Cameroon's palm oil expansion
The Cameroonian government has announced that a 19,843 hectare land lease to Herakles Farms (a US agribusiness company) has been signed, allowing the company's potentially damaging palm oil project to go ahead.
Campaigners have been battling to stop the plantation sighting environmental risks.
The area earmarked for cultivation is currently home to several endangered species including the Nigeria-Cameroon chimpanzee, and the Red Colobus monkey.
In a recently published article scientist Dr Linder stated that "agro-industrial developments will soon emerge as a top threat to biodiversity in the African tropical forest zone [and could lead to] a rapid decline in African primate diversity". The approved plantation "will not only lead to the elimination of animal populations of conservation concern within the plantation, but will seriously degrade the integrity of the four protected areas [which surround the plantation]".

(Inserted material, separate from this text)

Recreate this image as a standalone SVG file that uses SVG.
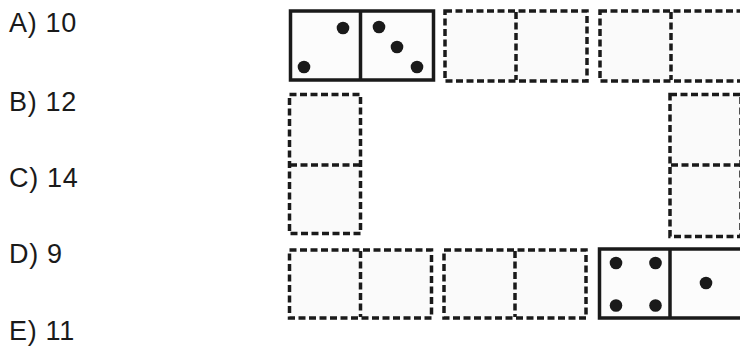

Although the project has been downsized from the initially proposed 70,000 ha, campaigners argue that problems associated with the project still remain. Irène Wabiwa, forest campaigner with Greenpeace Africa commented: “it simply remains the wrong project in the wrong place, as the impact on communities’ livelihoods and the forests remain unacceptable.”
By signing this provisional land lease, the Cameroonian government puts at risk a partnership with the European Union and Germany, who have a long standing relationship with the Cameroon government to help protect biodiversity and promote good governance in the forest sector.
Dr Linder called on the government of Cameroon to halt the allocation of new industrial oil palm concessions "until environmentally and socially responsible policies are put in place".
Greenpeace called on palm oil companies and investors to commit to zero deforestation policies that protect Africa’s forests and the livelihoods of the people who live there.